Act II opens twenty some years later. Kenneth and Sandra are married and living in Reading, a posh London suburb. Kenneth’s shaggy hair is slicked back. Sandra’s traded a mini color block dress and white go-go boots for a red power suit. They have two teenage children, Rose (Zoe Kazan) and Jamie (Ben Rosenfield). They look more grown up, but are they more mature? They’re unhappy and no longer in love. It’s not the life they intended to have. And that’s Act II. Oh yeah, Rosie is left crying over her birthday cake. It’s also her birthday. And Jamie is smoking a cigarette.
Ok Act III – It’s present day. Henry has died, and Rose meets her father at his home after the funeral. Jamie is living there as well. Sandra also joins them. Sandra and Kenneth have been divorced for many years, and she is remarried. Rose, now in her thirties and a struggling violinist, has a very big request for her parents – to buy her a house. She blames them for encouraging her to pursue a passion that has left her penniless.
Yes, this may be most of the plot, but there’s not much more to tell. Bartlett brought a very different family story with King Charles III last year to Broadway. But with Love, Love, Love. Bartlett’s book paints a completely superficial portrait of the truly unlikable and unsympathetic characters.
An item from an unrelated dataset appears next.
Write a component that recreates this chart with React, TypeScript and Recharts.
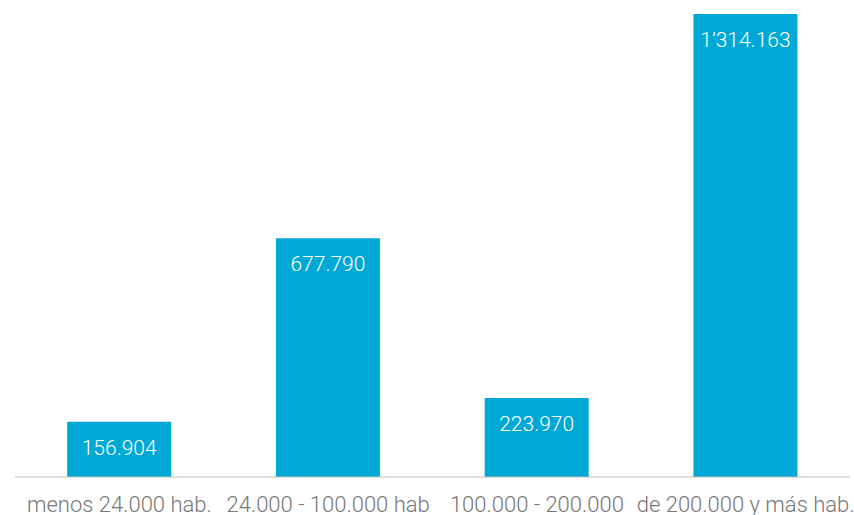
import { BarChart, Bar, XAxis, YAxis, LabelList } from "recharts";

const categories = [
  "menos 24.000 hab.",
  "24.000 - 100.000 hab",
  "100.000 - 200.000",
  "de 200.000 y más hab.",
];
const values = [156904, 677790, 223970, 1314163];
const valueLabels = ["156.904", "677.790", "223.970", "1’314.163"];

const data = categories.map((name, i) => ({
  name,
  value: values[i],
  label: valueLabels[i],
}));

export default function App() {
  return (
    <div
      style={{
        position: "absolute",
        top: 0,
        left: 0,
        width: 854,
        height: 515,
        fontFamily: "Roboto, sans-serif",
      }}
    >
      <BarChart
        width={854}
        height={515}
        data={data}
        margin={{ top: 14, right: 4, bottom: 0, left: 15 }}
        barCategoryGap="25%"
      >
        <XAxis
          dataKey="name"
          height={38}
          tickLine={false}
          tickSize={0}
          tickMargin={19}
          axisLine={{ stroke: "#bdbdbd", strokeWidth: 1 }}
          interval={0}
          tick={{ fill: "#777777", fontSize: 22, fontWeight: 300 }}
        />
        <YAxis hide domain={[0, 1314163]} />
        <Bar dataKey="value" fill="#00a8d6" isAnimationActive={false}>
          <LabelList
            dataKey="label"
            position="insideTop"
            offset={18}
            fill="#ffffff"
            fontSize={21}
            fontWeight={300}
          />
        </Bar>
      </BarChart>
    </div>
  );
}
In the final act, Rose pleads for her parents’ financial support. Though her generation may not have had the same opportunities as that of her parents, rather than feel sorry for her, you pity the parents for having to deal with such a self-absorbed, selfish and disrespectful daughter.
Ryan and Armitage do their best to bring depth to these characters, but no amount of alcohol they consume on stage – or that you consume during the two intermissions – can do that. Michael Mayer’s direction seems to completely ignore the text, not that there is much to gleam in the first place. Linking Act I and Act II is the Beatles’ “All You Need Is Love,” but this play needs so much more, starting with some context and characters that an audience will not absolutely hate.
Love, Love, Love is playing The Laura Pels Theatre through December 18.